Sunday, February 6, 2011

Vancouver Canucks Cake Bite Pucks

No, these little Vancouver Canuck Cake Bite Pucks aren't Superbowl-related, but they're still sporty.
I'll be the first to confess how little I know or really care about sports. I think it stems from my rather uncompetitive nature. When I was young, at my brother's hockey games on cold weekend mornings, I spent my time playing with the other sisters or reading, rather than soaking in the game. And when his team occasionally lost, I'd just shrug and think "Well, the other team gets to win! So that's pretty nice for them".

See? I just don't get it.

But I do get dessert. And feeling some sort of loyalty to hockey is unavoidable here. This is why, sometimes, I merge the two together. In the early days of this blog, I made Canucks cookies and showcased a Canucks cake I made eons ago. I usually go with this logo because it's cuter and easier than the other ones.
If you don't know what cake bites and cake pops are by now, well, I hope the rock you live under is warm. They're these wonderful little balls of mushed up icing and cake, made into an endlessly clever array of shapes. I attempted them a few years ago in what ended up being a huge disaster. Then I found out I was allergic to candy melts (palm oil-- they put that shit in everything), and pretty much ruled them out altogether. This past Christmas my mom gave me Bakerella's Cake Pop book, and I came around a little bit. 
These cake bites are about 1.5 inches wide, and are made with homemade chocolate cake and buttercream icing, and coated in real semi-sweet chocolate. The taste shows the quality of the ingredients, and the little pucks are just like creamy truffles. The logo is only about 1 centimetre long, so the little stick was drawn, painstakingly, with a toothpick.

There's a pun in here about me really scoring with these, but I'll leave well enough alone. Feel free to pun it up in the comments.

Vancouver Canucks Cake Bite Pucks
Leanne Bakes

Here you go!

One 8x8 cake, completely cooled
2 cups buttercream icing, or can of premade frosting
1.5 cups royal icing
500 grams semi-sweet chocolate chips

1 – 3 Pastry bags
Blue and green food colouring
#1 and #2 decorating tip (or the equivalent)
Several large metal spoons or tongs
Parchment paper
Cookie sheet
Wire cooling rack
Large slotted spoon
Cut the cake into four sections, and crumble each section by hand into a large bowl. Alternately, you can use a food processor. Make sure there are no large chunks—this will give you lumpy pucks. Once the cake is finely crumbled, dollop 1.5 cups of frosting into the middle, and using the back of a metal spoon, mix until evenly combined. You do not want too much frosting. It will make the pucks goopy.

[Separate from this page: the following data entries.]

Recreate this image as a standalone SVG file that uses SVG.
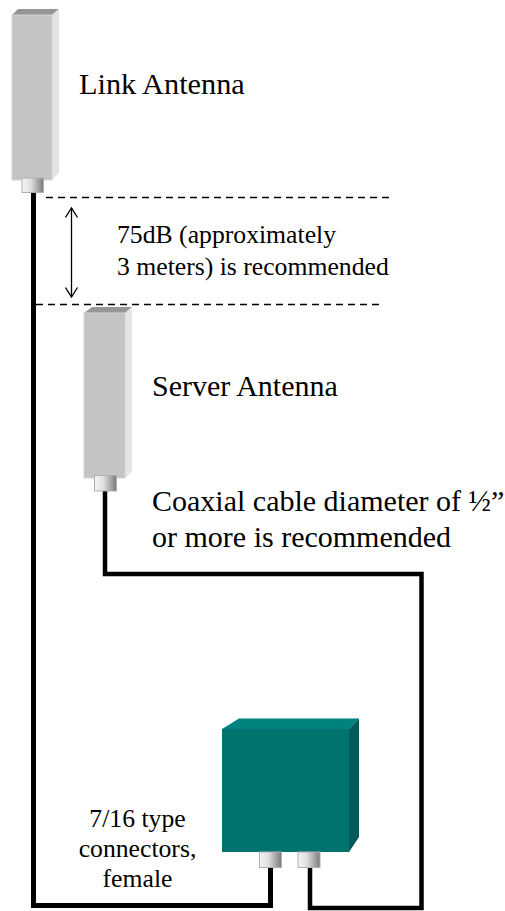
<svg xmlns="http://www.w3.org/2000/svg" width="505" height="911" viewBox="0 0 505 911">
<defs>
<linearGradient id="conn" x1="0" x2="1" y1="0" y2="0"><stop offset="0" stop-color="#f4f4f4"/><stop offset="0.4" stop-color="#e0e0e0"/><stop offset="1" stop-color="#7a7a7a"/></linearGradient>
<marker id="open" viewBox="0 0 14 14" refX="11" refY="7" markerWidth="14" markerHeight="14" markerUnits="userSpaceOnUse" orient="auto-start-reverse"><path d="M1.500 1 L11 7 L1.500 13" fill="none" stroke="#000" stroke-width="1.300"/></marker>
</defs>
<style>
.t{font-family:"Liberation Serif","Times New Roman",serif;fill:#000}
.a{font-size:30px}.l{font-size:30.300px}.b{font-size:25.700px}
.front{fill:#c4c4c4;stroke:#d4d4d4;stroke-width:1}
.side{fill:#e4e4e4}.top{fill:#969696}
.c{fill:url(#conn);stroke:#b0b0b0;stroke-width:1}
.w{fill:none;stroke:#000;stroke-linejoin:miter}
.d{fill:none;stroke:#000;stroke-width:1.300;stroke-dasharray:7 5}
</style>
<g id="connectors">
<path class="w" stroke-width="5" d="M33.500 192V905.500H270.500V866"/>
<path class="w" stroke-width="4.500" d="M105 491V574H421.500V908H310V866"/>
<path class="d" d="M46 197.500H390"/>
<path class="d" d="M36 304.500H382"/>
<path fill="none" stroke="#000" stroke-width="1.300" marker-start="url(#open)" marker-end="url(#open)" d="M71.500 208V297"/>
</g>
<g id="link-antenna">
<polygon class="top" points="12,15 18,9 59,9 52,15"/>
<polygon class="side" points="52,15 59,9 59,173 52,180"/>
<rect class="front" x="12" y="15" width="40" height="165"/>
<rect class="c" x="22" y="178" width="21.500" height="14.500"/>
<text class="t l" x="79" y="93.500">Link Antenna</text>
</g>
<g id="server-antenna">
<polygon class="top" points="84,313 92,307 132,307 125,313"/>
<polygon class="side" points="125,313 132,307 132,472 125,478"/>
<rect class="front" x="84" y="313" width="41" height="165"/>
<rect class="c" x="94.500" y="475.500" width="22" height="15.500"/>
<text class="t a" x="152" y="396">Server Antenna</text>
</g>
<g id="radio-box">
<polygon points="222,729 239,718.500 359,718.500 349,729" fill="#00827f"/>
<polygon points="349,729 359,718.500 359,837 349,852" fill="#005a57"/>
<rect x="222" y="729" width="127" height="123" fill="#00736f"/>
<rect class="c" x="259.500" y="852" width="22" height="15.500"/>
<rect class="c" x="298" y="852" width="22" height="15.500"/>
</g>
<g id="labels">
<text class="t b" x="117" y="243">75dB (approximately</text>
<text class="t b" x="117" y="274.500">3 meters) is recommended</text>
<text class="t a" x="152" y="511">Coaxial cable diameter of ½”</text>
<text class="t a" x="152" y="547">or more is recommended</text>
<text class="t b" text-anchor="middle" x="137.500" y="826.500">7/16 type</text>
<text class="t b" text-anchor="middle" x="137.500" y="856.500">connectors,</text>
<text class="t b" text-anchor="middle" x="137.500" y="886.500">female</text>
</g>
</svg>
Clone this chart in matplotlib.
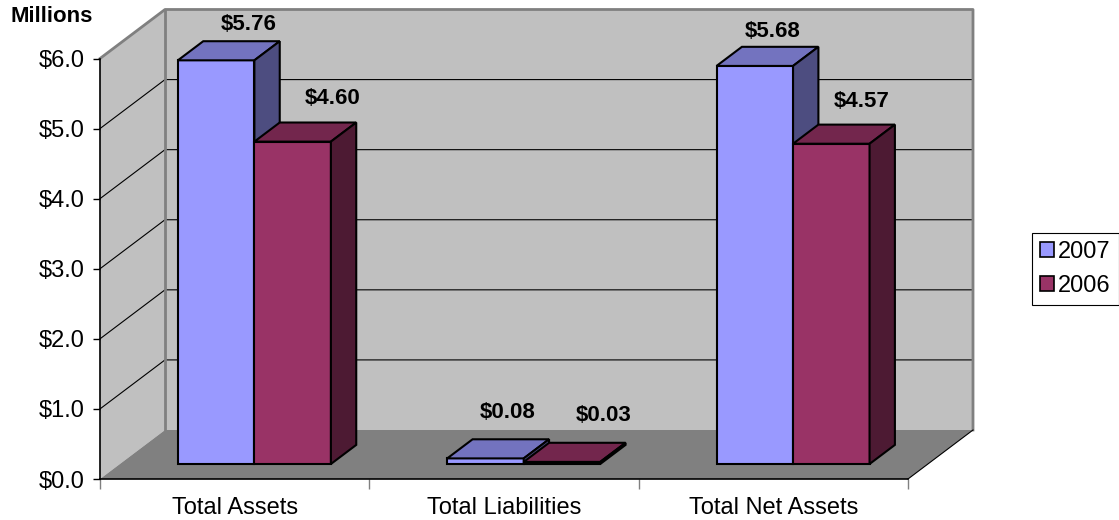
import matplotlib
matplotlib.use("Agg")
import matplotlib.pyplot as plt
from matplotlib.patches import Polygon, Rectangle, Patch
from matplotlib.ticker import FuncFormatter

# ---------------- data ----------------
categories = ["Total Assets", "Total Liabilities", "Total Net Assets"]
series_names = ["2007", "2006"]
values_2007 = [5.76, 0.08, 5.68]
values_2006 = [4.60, 0.03, 4.57]
y_ticks = [0, 1, 2, 3, 4, 5, 6]
axis_title = "Millions"

# ---------------- styles ----------------
plt.rcParams['font.family'] = ['Liberation Sans', 'DejaVu Sans']
FS = 17
FSB = 16
front_cols = ["#9999FF", "#993366"]
top_cols = ["#7373BF", "#73264D"]
side_cols = ["#4D4D80", "#4D1A33"]
WALL = "#C0C0C0"
FLOOR = "#808080"
EDGE_GRAY = "#808080"

W, H = 1119, 520
fig = plt.figure(figsize=(W / 100, H / 100), dpi=100)
x_left, x_right = 100, 908
y_bot, y_top = 479, 58.5
ax = fig.add_axes([x_left / W, 1 - y_bot / H, (x_right - x_left) / W, (y_bot - y_top) / H])
ax.set_xlim(0, 3)
ax.set_ylim(0, 6)
ax.patch.set_visible(False)

# depth offsets (data units)
px_per_cat = (x_right - x_left) / 3
px_per_val = (y_bot - y_top) / 6
DX = 65 / px_per_cat
DY = 49 / px_per_val
f0, f1 = 0.306, 0.696
gap_frac = 58 / px_per_cat
bw = 76.5 / px_per_cat
ymax = y_ticks[-1]

# walls and floor
ax.add_patch(Polygon([(0, 0), (0, ymax), (DX, ymax + DY), (DX, DY)], closed=True,
                     facecolor=WALL, edgecolor='none', zorder=0, clip_on=False))
ax.add_patch(Polygon([(DX, DY), (3 + DX, DY), (3 + DX, ymax + DY), (DX, ymax + DY)], closed=True,
                     facecolor=WALL, edgecolor='none', zorder=0, clip_on=False))
ax.add_patch(Polygon([(0, 0), (3, 0), (3 + DX, DY), (DX, DY)], closed=True,
                     facecolor=FLOOR, edgecolor='none', zorder=0.5, clip_on=False))
# gridlines
for v in y_ticks[1:-1]:
    ax.plot([0, DX, 3 + DX], [v, v + DY, v + DY], color='black', lw=0.8, zorder=1, clip_on=False)
# wall outlines
ax.plot([0, DX, 3 + DX, 3 + DX], [ymax, ymax + DY, ymax + DY, DY], color=EDGE_GRAY, lw=2, zorder=1.2, clip_on=False)
ax.plot([DX, DX], [DY, ymax + DY], color=EDGE_GRAY, lw=2, zorder=1.2, clip_on=False)
ax.plot([3, 3 + DX], [0, DY], color='black', lw=0.8, zorder=1.2, clip_on=False)

# bars
label_nudge = [[(33, 36), (40, 43)], [(22, 46), (42, 46)], [(17.5, 34), (30, 42)]]
all_vals = [values_2007, values_2006]
for i in range(len(categories)):
    for j in range(2):
        v = all_vals[j][i]
        x0 = i + gap_frac + j * bw + f0 * DX
        x1 = x0 + bw
        ya = f0 * DY
        ddx = (f1 - f0) * DX
        ddy = (f1 - f0) * DY
        z = 3 + j
        ax.add_patch(Rectangle((x0, ya), bw, v, facecolor=front_cols[j], edgecolor='black',
                               lw=1.5, zorder=z, clip_on=False, joinstyle='miter'))
        ax.add_patch(Polygon([(x0, ya + v), (x1, ya + v), (x1 + ddx, ya + v + ddy), (x0 + ddx, ya + v + ddy)],
                             closed=True, facecolor=top_cols[j], edgecolor='black', lw=1.5, zorder=z,
                             clip_on=False, joinstyle='miter'))
        ax.add_patch(Polygon([(x1, ya), (x1 + ddx, ya + ddy), (x1 + ddx, ya + v + ddy), (x1, ya + v)],
                             closed=True, facecolor=side_cols[j], edgecolor='black', lw=1.5, zorder=z,
                             clip_on=False, joinstyle='miter'))
        nx, ny = label_nudge[i][j]
        ax.annotate(f"${v:.2f}", xy=((x0 + x1) / 2, ya + v), xytext=(nx, ny), textcoords='offset pixels',
                    ha='center', va='center', fontsize=FSB, fontweight='bold', zorder=10, annotation_clip=False)

# axes, ticks
for s in ['top', 'right']:
    ax.spines[s].set_visible(False)
ax.spines['left'].set_color('black')
ax.spines['bottom'].set_color('black')
ax.spines['left'].set_linewidth(1.2)
ax.spines['bottom'].set_linewidth(1.2)
ax.spines['left'].set_zorder(2)
ax.spines['bottom'].set_zorder(2)
ax.set_yticks(y_ticks)
ax.yaxis.set_major_formatter(FuncFormatter(lambda v, p: f"${v:.1f}"))
ax.tick_params(axis='y', length=5, width=1, pad=6, labelsize=FS, direction='out')
ax.set_xticks([0.5, 1.5, 2.5])
ax.set_xticklabels(categories)
ax.set_xticks([0, 1, 2, 3], minor=True)
ax.tick_params(axis='x', which='major', length=0, pad=13, labelsize=FS)
ax.tick_params(axis='x', which='minor', length=7, width=1, color=EDGE_GRAY)

fig.text(10 / W, 1 - 17 / H, axis_title, ha='left', va='center', fontsize=FSB, fontweight='bold')

handles = [Patch(facecolor=front_cols[k], edgecolor='black', lw=1.2) for k in range(2)]
leg = fig.legend(handles, series_names, loc='center left', bbox_to_anchor=(1032 / W, 1 - 269 / H),
                 fontsize=FS, frameon=True, fancybox=False, edgecolor='black', framealpha=1,
                 handlelength=0.6, handleheight=0.6, handletextpad=0.15, borderpad=0.35,
                 labelspacing=0.5, borderaxespad=0)
leg.get_frame().set_linewidth(0.8)

fig.savefig("out.png", dpi=100)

Now it’s time to make the pucks! Roll a 2 inch ball out of the cake mixture, squash it gently with your palms, and form it into a small puck shape. Place it on a parchment-lined cookie sheet, a centimetre or two apart, and repeat until the sheet is full. Place the shaped pucks into the freezer for approximately 15 – 20 minutes—enough time to become cold and solid without freezing.

While the pucks are in the freezer, melt the chocolate chips in a double boiler. Be sure to not burn the chocolate. Place parchment paper underneath a metal cooling rack for the freshly dipped pucks. (You can also use the cookie sheet, but the edges won’t be as clean). Using a slotted spoon, gently dip each puck, one at a time, into the melted chocolate. Turn them once to ensure even coverage, lift out, and gently tap the side of the spoon on the edge of the double boiler to take off excess chocolate. Place on the cooling rack for 20 – 25 minutes, or until the chocolate is set.

For the logo, separate the royal icing into 3 bowls. Thin each bowl of icing with 1-2 tsp of water. Dye one batch blue, one green, and keep the other white. Cover and set aside the blue and green for now. Using the white icing and a #2 tip (or the cut end of a ziplock bag—whatever works) carefully pipe and fill small circles on the bites.

Once the white has dried to the touch, use the #1 tip to pipe a blue square inside the white circle. Outline the stick inside the square, and then fill in the space between. Let dry.

Using the #1 tip again, pipe a thin careful circle outside the blue square. Use a toothpick to clean up any messy bits. Let them dry, and you’re done! It might not have been easy, but it’s definitely worth the results.